I started working with the new articles last Friday at my obedience club. Lily indicated the correct article, but still wouldn't pick it up so I went out to her and put it in her mouth then backed away so she would follow me to sit front with it. We did this just a few times, with no leather articles in sight.

I waited until today to work the articles again. I started with two unscented metal and added one scented with "great bait." She went out and indicated the correct article, but again did not pick it up so I went out and gave it to her. I set her up for the same articles and sent her again and this time she picked up the correct article and brought it to front! Yeah Lily! I did this one more time outside the ring while another handler was working.

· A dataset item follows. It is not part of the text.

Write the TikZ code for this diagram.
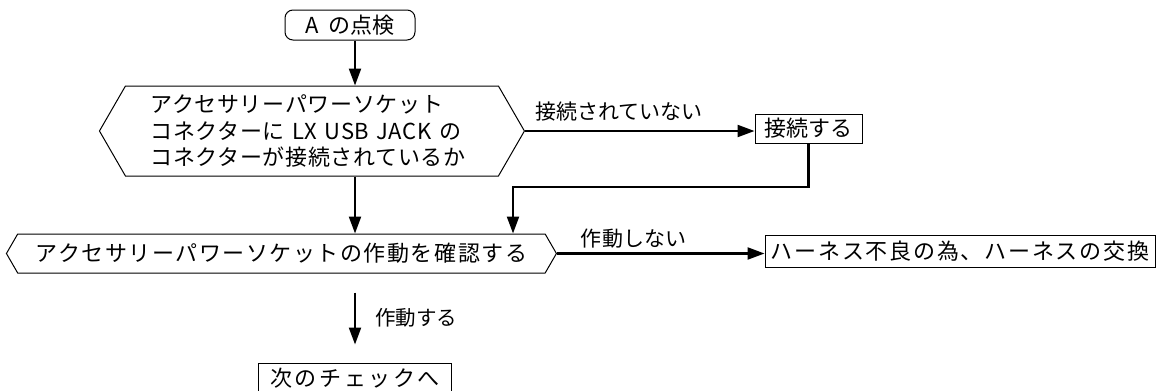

Then we went in the ring and did the A utility order. When we got to articles I had the instructor put out all of the metal articles. I sent her and she worked the pile nicely and then brought the correct article to me and sat at front. We added one unscented leather article as a distraction. She again took the correct metal article. This time she dropped it on the way back, but without a corrective suggestion to take it she picked it up on her own and brought it to front. We then did a scented leather article retrieve.

I am so thrilled at this breakthrough. I really was feeling very disheartened about this part of the utility routine, especially since the other exercises are really showing improvement. I think I can at least plan seriously to enter graduate open over the summer, maybe will even try utility A if she keeps up the progress we made today.


----------